Novel Demonstration Generation with Gaussian Splatting Enables Robust One-Shot Manipulation
Sizhe Yang, Wenye Yu, Jia Zeng, Jun Lv, Kerui Ren, Cewu Lu, Dahua Lin, Jiangmiao Pang
TL;DR
The paper tackles robustness gaps in visuomotor imitation by expanding beyond 2D data augmentation. It presents RoboSplat, a 3D Gaussian Splatting–based pipeline that reconstructs scenes from a single expert demonstration and generates diverse, realistic demonstrations across six generalization axes.
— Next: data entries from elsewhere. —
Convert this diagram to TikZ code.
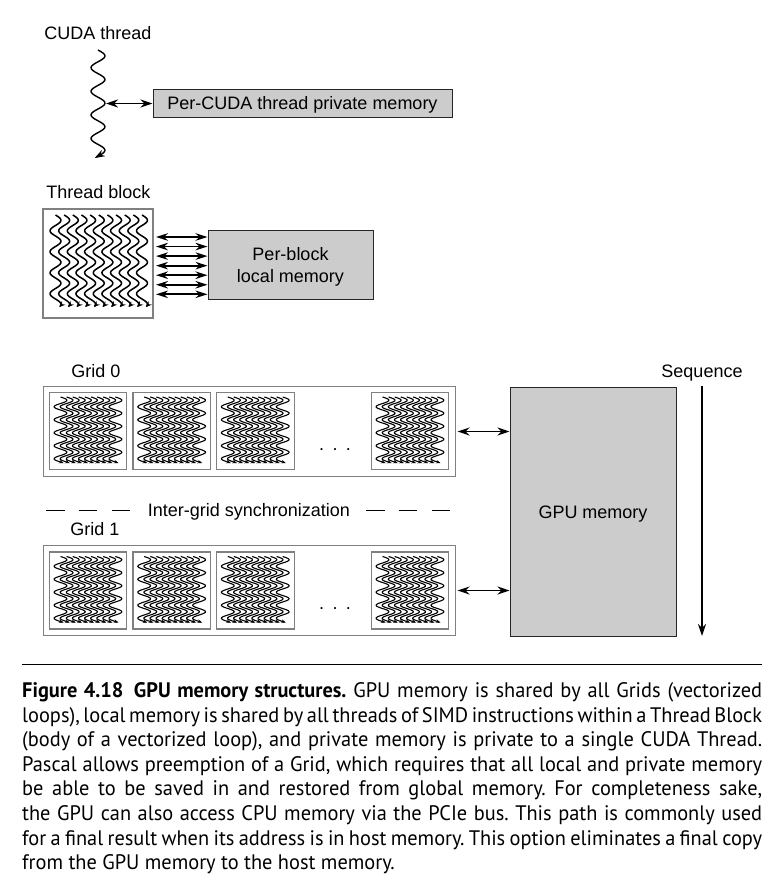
\documentclass[tikz,border=0pt]{standalone}
\usepackage{fontspec}
\setmainfont{Liberation Sans}
\newfontfamily\capfont[FakeStretch=0.97]{PT Sans}
\usetikzlibrary{arrows.meta}
\newcommand\wthread[6]{%
  \draw[#6] plot[domain=#2:#3, samples=70, smooth, variable=\t] ({#1+#4*sin(((\t-#2)/#5)*360)}, {\t});
}
\begin{document}
\begin{tikzpicture}[x=1pt,y=-1pt,
  lbl/.style={font=\fontsize{18}{21.7}\selectfont, inner sep=0pt, anchor=base},
  mem/.style={draw=black!85, fill=black!20, line width=1pt, inner sep=0pt,
              font=\fontsize{18}{21.7}\selectfont},
  frame/.style={draw=black!50, line width=1.1pt, inner sep=0pt},
  dbl/.style={{Stealth[length=12pt,width=8pt]}-{Stealth[length=12pt,width=8pt]}, line width=1.8pt},
  cudathr/.style={line width=1.4pt, line join=round, -{Stealth[length=10pt,width=7pt]}},
  tbthr/.style={line width=1.5pt, line join=round, -{Stealth[length=6pt,width=5pt]}},
  smthr/.style={line width=1.1pt, line join=round, -{Stealth[length=4.5pt,width=3.5pt]}},
  syncdash/.style={line width=1.1pt, dash pattern=on 18.5pt off 14.3pt},
  seqarrow/.style={line width=1.6pt, -{Stealth[length=12pt,width=8pt]}},
]
\useasboundingbox (0,0) rectangle (774,886);

% ---------- CUDA thread ----------
\node[lbl] (cudalbl) at (98,39) {CUDA thread};
\wthread{98}{50}{158}{7}{23.6}{cudathr}
\node[mem, minimum width=299pt, minimum height=27.5pt, text height=12.9pt, text depth=0pt]
  (priv) at (302.5,103.5) {Per-CUDA thread private memory};
\coordinate (cudapt) at (106,103.5);
\draw[dbl] (cudapt) -- (priv.west);

% ---------- Thread block ----------
\node[lbl] (tblbl) at (98.3,198) {Thread block};
\node[frame, minimum width=110pt, minimum height=109pt] (tb) at (98,263.5) {};
\foreach \i in {0,...,10} {
  \pgfmathsetmacro\xx{55.5+8.65*\i}
  \wthread{\xx}{215}{307}{5.5}{21}{tbthr}
}
\node[mem, minimum width=165pt, minimum height=69pt, align=center, text depth=0pt]
  (blk) at (290.5,264.7) {Per-block\\local memory};
\foreach \i in {0,...,6} {
  \pgfmathsetmacro\yy{237+9.55*\i}
  \coordinate (ta\i) at (156,\yy);
  \draw[line width=1.7pt, {Stealth[length=12pt,width=7.5pt]}-{Stealth[length=12pt,width=7.5pt]}]
    (ta\i) -- (ta\i -| blk.west);
}

% ---------- Grids ----------
\node[lbl] (g0lbl) at (96,377) {Grid 0};
\node[lbl] (g1lbl) at (95,535) {Grid 1};
\node[frame, minimum width=411.7pt, minimum height=90pt] (g0) at (249.2,431.5) {};
\node[frame, minimum width=411.7pt, minimum height=90pt] (g1) at (249.2,590.5) {};
\foreach \cy/\g in {431/0,590.5/1} {
  \foreach \cx/\k in {88/a,171.7/b,255.3/c,410/d} {
    \node[frame, minimum width=77.5pt, minimum height=77pt] (g\g\k) at (\cx,\cy) {};
    \foreach \i in {0,...,9} {
      \pgfmathsetmacro\xx{\cx-27.5+6.1*\i}
      \pgfmathsetmacro\ya{\cy-34}
      \pgfmathsetmacro\yb{\cy+32}
      \wthread{\xx}{\ya}{\yb}{6.5}{13}{smthr}
    }
  }
}
\node[lbl] (dots0) at (335,450.3) {.\hspace{8.3pt}.\hspace{8.3pt}.};
\node[lbl] (dots1) at (335,609.3) {.\hspace{8.3pt}.\hspace{8.3pt}.};

% ---------- Synchronization ----------
\node[lbl] (synclbl) at (249,516) {Inter-grid synchronization};
\coordinate (sl1) at (46,510.5);
\coordinate (sl2) at (131,510.5);
\coordinate (sr1) at (366,510.5);
\coordinate (sr2) at (451,510.5);
\draw[syncdash] (sl1) -- (sl2);
\draw[syncdash] (sr1) -- (sr2);

% ---------- GPU memory ----------
\node[mem, minimum width=166pt, minimum height=249pt, text height=12.9pt, text depth=0pt]
  (gpu) at (593,511.7) {GPU memory};
\draw[dbl] ([xshift=2pt]g0.east) -- (g0.east -| gpu.west);
\draw[dbl] ([xshift=2pt]g1.east) -- (g1.east -| gpu.west);

% ---------- Sequence ----------
\node[lbl] (seqlbl) at (702,377) {Sequence};
\coordinate (seqtop) at (702,386);
\coordinate (seqbot) at (702,636);
\draw[seqarrow] (seqtop) -- (seqbot);

% ---------- Caption ----------
\coordinate (rulel) at (22,664);
\coordinate (ruler) at (762,664);
\draw[line width=1pt] (rulel) -- (ruler);
\node[anchor=base west, inner sep=0pt, text width=740pt, align=justify,
      font=\capfont\fontsize{21}{24.6}\selectfont] (cap) at (22,697.5)
{\hyphenpenalty=10000\sloppy\frenchspacing
{\bfseries Figure 4.18\hspace{0.5em}GPU memory structures.} GPU memory is shared by all Grids (vectorized\linebreak
loops), local memory is shared by all threads of SIMD instructions within a Thread Block\linebreak
(body of a vectorized loop), and private memory is private to a single CUDA Thread.\linebreak
Pascal allows preemption of a Grid, which requires that all local and private memory\linebreak
be able to be saved in and restored from global memory. For completeness sake,\linebreak
the GPU can also access CPU memory via the PCIe bus. This path is commonly used\linebreak
for a final result when its address is in host memory. This option eliminates a final copy\linebreak
from the GPU memory to the host memory.};
\end{tikzpicture}
\end{document}
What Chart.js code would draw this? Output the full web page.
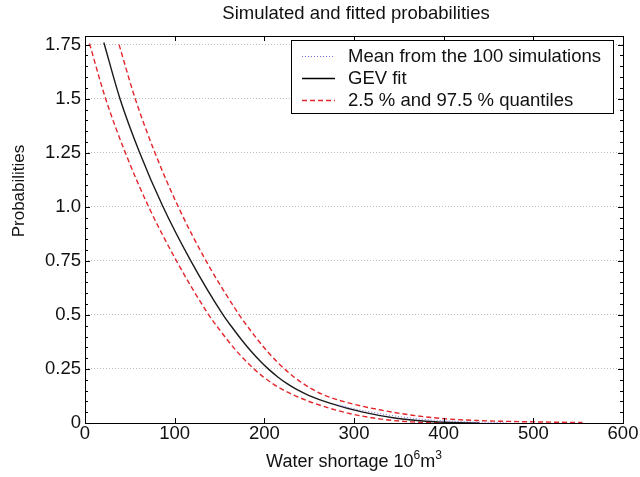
<!DOCTYPE html>
<html>
<head>
<meta charset="utf-8">
<script src="https://cdn.jsdelivr.net/npm/chart.js@4.4.1/dist/chart.umd.min.js"></script>
<style>
html,body{margin:0;padding:0;background:#fff;}
#wrap{width:640px;height:477px;position:relative;}
</style>
</head>
<body>
<div id="wrap"><canvas id="c" width="640" height="477"></canvas></div>
<script>
// ---- data ----
const titleText = 'Simulated and fitted probabilities';
const yAxisLabel = 'Probabilities';
const xTickValues = [0, 100, 200, 300, 400, 500, 600];
const yTickValues = [0, 0.25, 0.5, 0.75, 1.0, 1.25, 1.5, 1.75];
const yTickLabels = ['0', '0.25', '0.5', '0.75', '1.0', '1.25', '1.5', '1.75'];
const seriesLabels = ['Mean from the 100 simulations', 'GEV fit', '2.5 % and 97.5 % quantiles'];

const gevX = [21, 39, 61, 87, 118, 154, 165, 175, 185, 195, 205, 215, 225, 236, 250, 273, 310, 347, 380, 410, 440];
const gevY = [1.76, 1.5, 1.25, 1.0, 0.75, 0.5, 0.437, 0.383, 0.333, 0.288, 0.248, 0.213, 0.183, 0.155, 0.127, 0.092, 0.05, 0.022, 0.008, 0.002, 0];

const meanX = [280, 300, 320, 350, 380, 410, 440, 470];
const meanY = [0.086, 0.066, 0.05, 0.03, 0.016, 0.008, 0.004, 0.001];

const lowX = [5, 23, 45, 71, 102, 138, 149, 159, 169, 179, 189, 199, 209, 220, 234, 255, 292, 330, 365, 400, 430];
const lowY = [1.755, 1.5, 1.25, 1.0, 0.75, 0.5, 0.437, 0.383, 0.333, 0.288, 0.248, 0.213, 0.183, 0.155, 0.127, 0.092, 0.047, 0.018, 0.005, 0.001, 0];

const highX = [38, 56, 78, 104, 135, 172, 183, 193, 203, 213, 223, 233, 243, 254, 268, 292, 330, 365, 403, 440, 476, 520, 555];
const highY = [1.75, 1.5, 1.25, 1.0, 0.75, 0.5, 0.437, 0.383, 0.333, 0.288, 0.248, 0.213, 0.183, 0.155, 0.127, 0.095, 0.06, 0.036, 0.019, 0.011, 0.007, 0.004, 0.002];

const pts = (xs, ys) => xs.map((x, i) => ({x: x, y: ys[i]}));

const FONT = '"Liberation Sans", Arial, sans-serif';
const RED = '#e3262c';
const BLUE = '#6f6fe8';

const decorPlugin = {
  id: 'decor',
  afterDraw(chart) {
    const ctx = chart.ctx;
    const a = chart.chartArea;
    const xs = chart.scales.x, ys = chart.scales.y;
    ctx.save();
    // frame
    ctx.strokeStyle = '#000';
    ctx.lineWidth = 1;
    ctx.strokeRect(Math.round(a.left) + 0.5, Math.round(a.top) + 0.5, Math.round(a.right - a.left), Math.round(a.bottom - a.top));
    // x ticks inward (top and bottom)
    ctx.beginPath();
    xTickValues.forEach(v => {
      const px = Math.round(xs.getPixelForValue(v)) + 0.5;
      ctx.moveTo(px, a.bottom); ctx.lineTo(px, a.bottom - 5);
      ctx.moveTo(px, a.top); ctx.lineTo(px, a.top + 5);
    });
    // y major and minor ticks inward (left and right)
    for (let k = 0; k <= 35; k++) {
      const v = k * 0.05;
      const py = Math.round(ys.getPixelForValue(v)) + 0.5;
      const len = (k % 5 === 0) ? 5 : 3;
      ctx.moveTo(a.left, py); ctx.lineTo(a.left + len, py);
      ctx.moveTo(a.right, py); ctx.lineTo(a.right - len, py);
    }
    ctx.stroke();

    // title
    ctx.fillStyle = '#111';
    ctx.font = '18.5px ' + FONT;
    ctx.textAlign = 'center';
    ctx.textBaseline = 'middle';
    ctx.fillText(titleText, 356, 14);

    // y axis label
    ctx.save();
    ctx.translate(19, 191);
    ctx.rotate(-Math.PI / 2);
    ctx.font = '17px ' + FONT;
    ctx.textAlign = 'center';
    ctx.textBaseline = 'middle';
    ctx.fillText(yAxisLabel, 0, 0);
    ctx.restore();

    // x axis label with superscripts
    const parts = [['Water shortage 10', false], ['6', true], ['m', false], ['3', true]];
    const mainF = '18px ' + FONT, supF = '12px ' + FONT;
    let total = 0;
    parts.forEach(p => { ctx.font = p[1] ? supF : mainF; total += ctx.measureText(p[0]).width; });
    let cx = 354 - total / 2;
    ctx.textAlign = 'left';
    ctx.textBaseline = 'alphabetic';
    parts.forEach(p => {
      ctx.font = p[1] ? supF : mainF;
      ctx.fillText(p[0], cx, p[1] ? 459 : 467);
      cx += ctx.measureText(p[0]).width;
    });

    // legend
    const L = 291, T = 40, R = 613, B = 113;
    ctx.fillStyle = '#fff';
    ctx.fillRect(L, T, R - L, B - T);
    ctx.strokeStyle = '#000';
    ctx.lineWidth = 1;
    ctx.strokeRect(L + 0.5, T + 0.5, R - L, B - T);
    const rows = [56, 78, 100];
    const styles = [
      {c: BLUE, d: [1, 2], w: 1},
      {c: '#000', d: [], w: 1.3},
      {c: RED, d: [5, 3], w: 1.3}
    ];
    rows.forEach((ry, i) => {
      ctx.beginPath();
      ctx.strokeStyle = styles[i].c;
      ctx.lineWidth = styles[i].w;
      ctx.setLineDash(styles[i].d);
      ctx.moveTo(302, ry + 0.5); ctx.lineTo(335, ry + 0.5);
      ctx.stroke();
      ctx.setLineDash([]);
      ctx.fillStyle = '#111';
      ctx.font = '18.5px ' + FONT;
      ctx.textAlign = 'left';
      ctx.textBaseline = 'middle';
      ctx.fillText(seriesLabels[i], 348, ry + 1);
    });
    ctx.restore();
  }
};

new Chart(document.getElementById('c'), {
  type: 'scatter',
  data: {
    datasets: [
      {label: seriesLabels[0], data: pts(meanX, meanY), showLine: true, borderColor: BLUE, borderWidth: 1, borderDash: [1, 2], pointRadius: 0, cubicInterpolationMode: 'monotone'},
      {label: seriesLabels[1], data: pts(gevX, gevY), showLine: true, borderColor: '#1a1a1a', borderWidth: 1.4, pointRadius: 0, cubicInterpolationMode: 'monotone'},
      {label: seriesLabels[2], data: pts(lowX, lowY), showLine: true, borderColor: RED, borderWidth: 1.4, borderDash: [5, 3], pointRadius: 0, cubicInterpolationMode: 'monotone'},
      {label: seriesLabels[2] + ' (upper)', data: pts(highX, highY), showLine: true, borderColor: RED, borderWidth: 1.4, borderDash: [5, 3], pointRadius: 0, cubicInterpolationMode: 'monotone'}
    ]
  },
  options: {
    responsive: false,
    animation: false,
    layout: {padding: {left: 0, right: 17, top: 36, bottom: 0}},
    plugins: {legend: {display: false}, title: {display: false}, tooltip: {enabled: false}},
    scales: {
      x: {
        type: 'linear', min: 0, max: 600,
        afterBuildTicks: s => { s.ticks = xTickValues.map(v => ({value: v})); },
        afterFit: s => { s.height = 54; },
        grid: {display: false, drawTicks: false},
        border: {display: false},
        ticks: {color: '#111', padding: 0, font: {family: FONT, size: 18.5}, maxRotation: 0, autoSkip: false}
      },
      y: {
        type: 'linear', min: 0, max: 1.79,
        afterBuildTicks: s => { s.ticks = yTickValues.map(v => ({value: v})); },
        afterFit: s => { s.width = 85; },
        grid: {display: true, drawTicks: false, color: c => c.tick && c.tick.value === 0 ? 'rgba(0,0,0,0)' : '#bdbdbd', lineWidth: 1},
        border: {display: false, dash: [1, 2]},
        ticks: {
          color: '#111', padding: 4, font: {family: FONT, size: 18.5}, autoSkip: false,
          callback: (v) => { const i = yTickValues.findIndex(t => Math.abs(t - v) < 1e-9); return i >= 0 ? yTickLabels[i] : ''; }
        }
      }
    }
  },
  plugins: [decorPlugin]
});
</script>
</body>
</html>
Through real-world experiments, it demonstrates substantial improvements in one-shot generalization, achieving 87.8% average success vs. 57.2% for a real-data baseline, and shows strong data efficiency and cross-embodiment transfer. Limitations include handling deformable objects and integrating physical constraints, suggesting future work in physics-informed 3D Gaussians.
Abstract
Visuomotor policies learned from teleoperated demonstrations face challenges such as lengthy data collection, high costs, and limited data diversity. Existing approaches address these issues by augmenting image observations in RGB space or employing Real-to-Sim-to-Real pipelines based on physical simulators. However, the former is constrained to 2D data augmentation, while the latter suffers from imprecise physical simulation caused by inaccurate geometric reconstruction. This paper introduces RoboSplat, a novel method that generates diverse, visually realistic demonstrations by directly manipulating 3D Gaussians. Specifically, we reconstruct the scene through 3D Gaussian Splatting (3DGS), directly edit the reconstructed scene, and augment data across six types of generalization with five techniques: 3D Gaussian replacement for varying object types, scene appearance, and robot embodiments; equivariant transformations for different object poses; visual attribute editing for various lighting conditions; novel view synthesis for new camera perspectives; and 3D content generation for diverse object types. Comprehensive real-world experiments demonstrate that RoboSplat significantly enhances the generalization of visuomotor policies under diverse disturbances. Notably, while policies trained on hundreds of real-world demonstrations with additional 2D data augmentation achieve an average success rate of 57.2%, RoboSplat attains 87.8% in one-shot settings across six types of generalization in the real world.